**THE TASK:** How many lines in the listing below include the word "this"? Answer with the number and nothing else.

[Collected data entries]
* * * *

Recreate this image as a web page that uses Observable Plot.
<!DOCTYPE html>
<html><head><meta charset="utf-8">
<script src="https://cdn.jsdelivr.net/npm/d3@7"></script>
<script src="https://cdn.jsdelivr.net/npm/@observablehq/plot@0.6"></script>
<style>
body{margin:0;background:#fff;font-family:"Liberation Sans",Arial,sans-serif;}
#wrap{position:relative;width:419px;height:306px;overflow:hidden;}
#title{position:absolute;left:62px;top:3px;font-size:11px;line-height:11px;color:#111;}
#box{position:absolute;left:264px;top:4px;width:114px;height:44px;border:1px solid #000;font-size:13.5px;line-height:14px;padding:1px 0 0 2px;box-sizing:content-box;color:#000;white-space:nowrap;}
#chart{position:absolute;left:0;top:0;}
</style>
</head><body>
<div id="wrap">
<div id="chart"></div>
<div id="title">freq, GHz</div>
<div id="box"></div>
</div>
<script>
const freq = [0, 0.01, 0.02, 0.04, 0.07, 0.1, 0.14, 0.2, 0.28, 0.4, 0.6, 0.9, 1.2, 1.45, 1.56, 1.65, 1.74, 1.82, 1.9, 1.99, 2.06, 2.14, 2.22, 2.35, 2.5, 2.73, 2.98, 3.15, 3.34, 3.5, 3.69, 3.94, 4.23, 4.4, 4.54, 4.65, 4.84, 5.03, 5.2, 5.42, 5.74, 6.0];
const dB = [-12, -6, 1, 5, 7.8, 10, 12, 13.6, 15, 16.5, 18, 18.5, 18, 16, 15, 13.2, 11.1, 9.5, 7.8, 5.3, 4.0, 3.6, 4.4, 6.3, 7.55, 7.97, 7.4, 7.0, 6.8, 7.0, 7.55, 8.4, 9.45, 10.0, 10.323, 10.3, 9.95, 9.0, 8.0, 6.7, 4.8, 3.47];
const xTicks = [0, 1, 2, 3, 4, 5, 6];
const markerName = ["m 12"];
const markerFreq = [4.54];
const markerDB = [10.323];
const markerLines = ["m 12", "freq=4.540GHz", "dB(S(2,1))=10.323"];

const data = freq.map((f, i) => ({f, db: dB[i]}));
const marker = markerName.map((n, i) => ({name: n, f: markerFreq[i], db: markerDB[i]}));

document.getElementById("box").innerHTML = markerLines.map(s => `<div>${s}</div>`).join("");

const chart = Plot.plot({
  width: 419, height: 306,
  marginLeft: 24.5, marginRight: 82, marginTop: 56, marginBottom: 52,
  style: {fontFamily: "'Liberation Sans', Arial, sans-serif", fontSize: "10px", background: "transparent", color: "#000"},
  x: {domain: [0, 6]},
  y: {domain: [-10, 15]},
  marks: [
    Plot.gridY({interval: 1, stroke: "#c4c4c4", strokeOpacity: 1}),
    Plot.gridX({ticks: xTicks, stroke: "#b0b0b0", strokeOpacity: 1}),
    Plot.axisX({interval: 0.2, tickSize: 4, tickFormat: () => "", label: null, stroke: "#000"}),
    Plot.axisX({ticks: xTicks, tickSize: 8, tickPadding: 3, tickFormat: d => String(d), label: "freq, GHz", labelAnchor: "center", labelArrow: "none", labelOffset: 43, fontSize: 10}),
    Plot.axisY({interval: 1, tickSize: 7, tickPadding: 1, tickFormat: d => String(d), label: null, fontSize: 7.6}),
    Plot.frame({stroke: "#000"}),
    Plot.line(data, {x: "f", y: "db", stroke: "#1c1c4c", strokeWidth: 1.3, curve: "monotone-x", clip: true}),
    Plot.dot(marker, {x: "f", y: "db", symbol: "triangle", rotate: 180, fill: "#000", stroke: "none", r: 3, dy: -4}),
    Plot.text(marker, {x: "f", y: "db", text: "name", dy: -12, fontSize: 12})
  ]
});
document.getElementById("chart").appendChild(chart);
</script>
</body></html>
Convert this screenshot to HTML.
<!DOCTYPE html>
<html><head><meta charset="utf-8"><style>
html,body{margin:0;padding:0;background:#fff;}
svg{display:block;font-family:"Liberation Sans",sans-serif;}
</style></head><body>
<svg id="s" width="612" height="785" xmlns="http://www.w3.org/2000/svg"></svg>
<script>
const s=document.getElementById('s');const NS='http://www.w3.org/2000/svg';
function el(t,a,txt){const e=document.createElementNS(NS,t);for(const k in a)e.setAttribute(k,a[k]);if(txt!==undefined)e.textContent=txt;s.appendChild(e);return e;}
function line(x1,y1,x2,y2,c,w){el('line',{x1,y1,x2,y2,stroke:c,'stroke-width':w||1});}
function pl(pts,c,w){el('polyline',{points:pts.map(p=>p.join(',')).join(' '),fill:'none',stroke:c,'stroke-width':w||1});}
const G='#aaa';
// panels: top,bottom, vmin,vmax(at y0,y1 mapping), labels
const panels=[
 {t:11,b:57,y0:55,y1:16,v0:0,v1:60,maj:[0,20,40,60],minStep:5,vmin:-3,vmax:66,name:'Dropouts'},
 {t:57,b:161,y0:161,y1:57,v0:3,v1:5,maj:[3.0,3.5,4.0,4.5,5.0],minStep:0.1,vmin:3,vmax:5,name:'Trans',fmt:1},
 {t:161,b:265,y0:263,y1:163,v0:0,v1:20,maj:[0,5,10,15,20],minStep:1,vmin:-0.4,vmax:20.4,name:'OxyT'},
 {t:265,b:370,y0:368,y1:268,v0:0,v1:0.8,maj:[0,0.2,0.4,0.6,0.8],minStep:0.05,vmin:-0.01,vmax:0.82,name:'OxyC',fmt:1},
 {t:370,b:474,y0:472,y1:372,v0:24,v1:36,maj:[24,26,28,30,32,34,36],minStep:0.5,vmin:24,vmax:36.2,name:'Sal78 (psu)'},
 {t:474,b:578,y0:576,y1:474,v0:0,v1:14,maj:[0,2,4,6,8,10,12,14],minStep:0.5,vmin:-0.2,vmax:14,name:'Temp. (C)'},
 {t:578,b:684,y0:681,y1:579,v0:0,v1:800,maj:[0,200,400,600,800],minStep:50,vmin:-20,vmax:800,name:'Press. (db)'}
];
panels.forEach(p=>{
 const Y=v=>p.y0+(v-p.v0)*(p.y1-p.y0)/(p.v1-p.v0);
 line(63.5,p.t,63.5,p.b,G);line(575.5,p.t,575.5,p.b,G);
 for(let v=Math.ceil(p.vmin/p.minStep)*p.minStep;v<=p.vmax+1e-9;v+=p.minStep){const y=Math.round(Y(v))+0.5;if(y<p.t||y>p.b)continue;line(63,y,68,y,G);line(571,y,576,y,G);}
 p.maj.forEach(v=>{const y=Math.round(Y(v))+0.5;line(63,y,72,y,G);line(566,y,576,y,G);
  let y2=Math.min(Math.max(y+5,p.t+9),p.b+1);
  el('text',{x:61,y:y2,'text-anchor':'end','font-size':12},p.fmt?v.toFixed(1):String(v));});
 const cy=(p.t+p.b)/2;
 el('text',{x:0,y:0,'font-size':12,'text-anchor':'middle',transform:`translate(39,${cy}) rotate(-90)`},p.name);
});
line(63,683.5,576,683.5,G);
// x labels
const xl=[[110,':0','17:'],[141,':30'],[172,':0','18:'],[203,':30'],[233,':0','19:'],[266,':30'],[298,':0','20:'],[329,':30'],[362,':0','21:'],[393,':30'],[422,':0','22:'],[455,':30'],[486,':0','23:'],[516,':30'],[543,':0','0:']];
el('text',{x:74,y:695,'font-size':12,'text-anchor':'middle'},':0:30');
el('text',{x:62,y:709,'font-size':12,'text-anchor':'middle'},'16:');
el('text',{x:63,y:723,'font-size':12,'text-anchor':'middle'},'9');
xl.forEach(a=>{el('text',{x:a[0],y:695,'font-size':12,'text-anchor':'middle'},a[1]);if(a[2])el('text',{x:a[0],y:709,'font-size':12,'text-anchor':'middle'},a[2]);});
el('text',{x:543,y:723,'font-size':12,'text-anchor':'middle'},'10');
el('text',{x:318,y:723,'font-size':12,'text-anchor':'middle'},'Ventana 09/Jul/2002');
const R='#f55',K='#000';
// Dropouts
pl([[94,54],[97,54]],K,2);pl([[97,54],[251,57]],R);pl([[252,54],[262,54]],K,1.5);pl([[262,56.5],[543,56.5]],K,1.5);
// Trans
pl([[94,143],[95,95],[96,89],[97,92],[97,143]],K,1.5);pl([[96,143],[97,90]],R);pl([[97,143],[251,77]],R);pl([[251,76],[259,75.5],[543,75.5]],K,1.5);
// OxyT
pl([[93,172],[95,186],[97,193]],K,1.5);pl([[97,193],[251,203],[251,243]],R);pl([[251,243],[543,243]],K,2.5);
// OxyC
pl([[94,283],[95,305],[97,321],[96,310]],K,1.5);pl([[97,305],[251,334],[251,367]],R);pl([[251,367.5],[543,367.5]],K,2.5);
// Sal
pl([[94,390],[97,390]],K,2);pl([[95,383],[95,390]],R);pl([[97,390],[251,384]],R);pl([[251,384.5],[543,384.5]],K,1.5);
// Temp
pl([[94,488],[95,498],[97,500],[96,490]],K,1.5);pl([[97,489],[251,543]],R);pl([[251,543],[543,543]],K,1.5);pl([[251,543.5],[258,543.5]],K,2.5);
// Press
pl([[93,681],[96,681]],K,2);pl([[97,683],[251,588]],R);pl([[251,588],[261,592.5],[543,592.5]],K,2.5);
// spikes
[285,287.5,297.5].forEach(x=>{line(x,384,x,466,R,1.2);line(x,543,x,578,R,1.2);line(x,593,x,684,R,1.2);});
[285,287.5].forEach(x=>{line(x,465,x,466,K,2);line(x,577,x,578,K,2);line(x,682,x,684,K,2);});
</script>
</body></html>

* * * *

**EXERCISE RESPONSE:** 2